If you are marrying the second time around to a man who has a child or children, you may be experiencing excitement, joy and anxiety knowing you will be stepping into a blended family and having the privilege of being a step-mother and building a relationship with a step-child. Blending families and building a new relationship with your step-child should be done with care by starting out with some simple building blocks to build a strong bond between you and your step-child. Being a step-mother myself for over five years and knowing what I know, using these building blocks right from the beginning will help you become a successful step-mother and will make your life easier. Here are the first building blocks for a first time step-mother to get a strong start on building your relationship with your step-child.
Rules and Disciplining
First, sit down with your husband and discuss the rules that both of you would like to establish in your new blended family home. Your rules may be different than his rules and both of you need to come together and establish your new rules in writing for your step-child. Next, sit down with your husband and step-child to discuss the new rules and what disciplinary action will be taken if the rules are not followed. The father should be the main person to discipline the his child, but it’s important for the father to let the child know that when he is not home, the step-mother can discipline with the discussed disciplinary actions if the rules are not followed. Establishing the rules and disciplinary actions as a family from the start will save lots of stress and anxiety because everyone knows what to do and what will be expected when rules are not followed.
Be a Supporter not a Mother
As you take on your new role as a step-mother, being a supporter and not a mother is very important and will help build the relationship between you and your step-child. Your step-child may already be perceiving that you are going to try to take place of their mother or may even think you will be like Cinderella’s step-mother. Talk to your step-child and let them know that you will never take the place of his biological mother, but you will be there as a supporter for their needs and that they can come to you for any homework or problems that they may have.
Build the Relationship Slowly
Build the relationship between you and your step-child very slow. Let the step-child come to you and don’t expect them to open up right away. Many step-children dream of their parents getting back together and having a step-mother come into their lives may be very difficult on them. You should also try to avoid any type of criticism towards your step-child and try complementing them often on their accomplishments. When giving your step-child a hug, ask for permission first to show them that you respect them as a person.
Build a Relationship with the Biological Mother
As a new step-mother, if at all possible, try to build a relationship with their biological mother. In some cases this may not be possible if the biological mother is bitter about their child having a step-mother in their life. Building a relationship with the biological mother will help your step-child feel more comfortable around situations where you and the biological mother might be, such as plays, school concerts, or sporting events. The number one rule about the biological mother is to never speak about them in a negative manner around the step-child no matter what.
Step-Mother and Step-Child One-on-One Time
Take time and make plans for one-on-one time with your step-child. Take them out for an ice cream, dinner, or a walk around the block. This will give you an opportunity to let your step-child open up to anything they may be thinking about or any questions they may want to ask. If you have other children in the home, make sure you do the same so that each child won’t feel left out.

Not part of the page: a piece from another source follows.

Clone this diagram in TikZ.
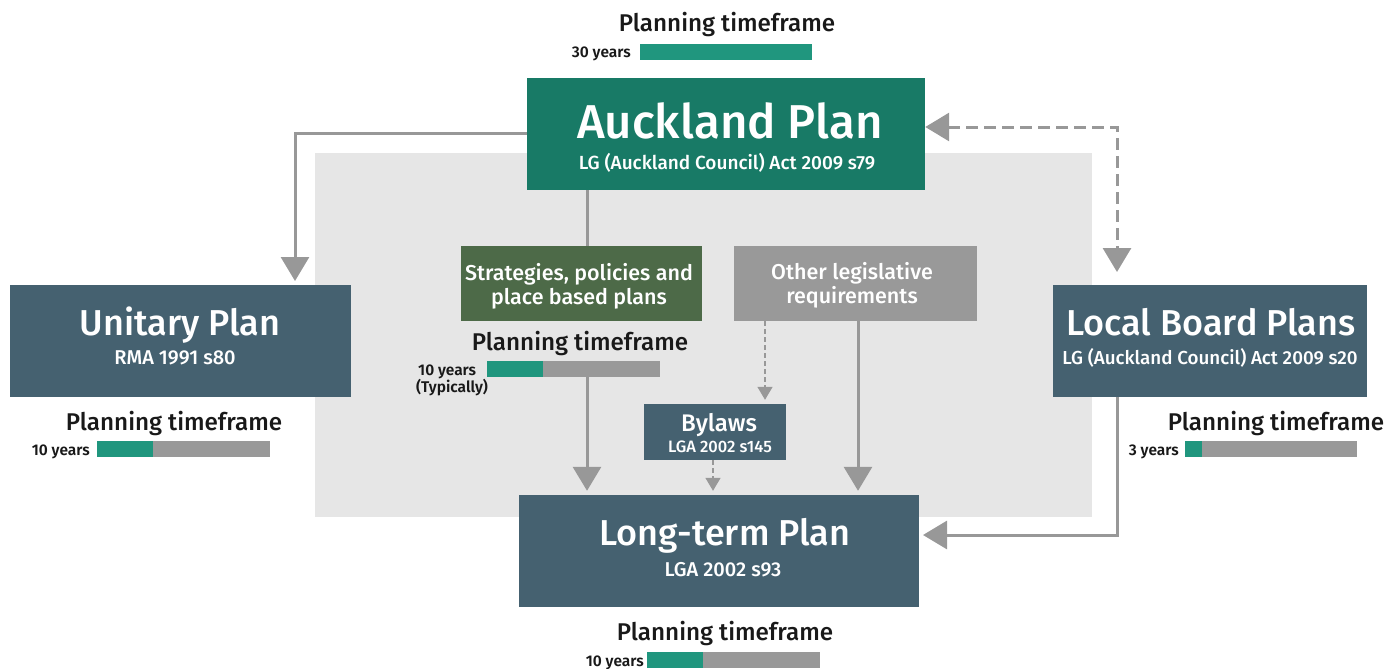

Encourage one-on-one with Father and Step-Child
Encourage your husband to get some one-on-one time often with your step-child. This has really worked for me. I have set up camping weekend trips just for my husband and his child to get away together for a few days. Sometimes a step-child may think you are taking all of their fathers time away from them and by encouraging your husband to get away for a weekend with your step-son will let him know that his time with his father is still important. If your husband can’t get away for the weekend, encourage him to take his child out to dinner or a movie once a month to have that special one-on-one time with them.
Following these simple building blocks for a first time step-mother from the start will help you become a great step-mother and help build a strong bond between you and your step-child.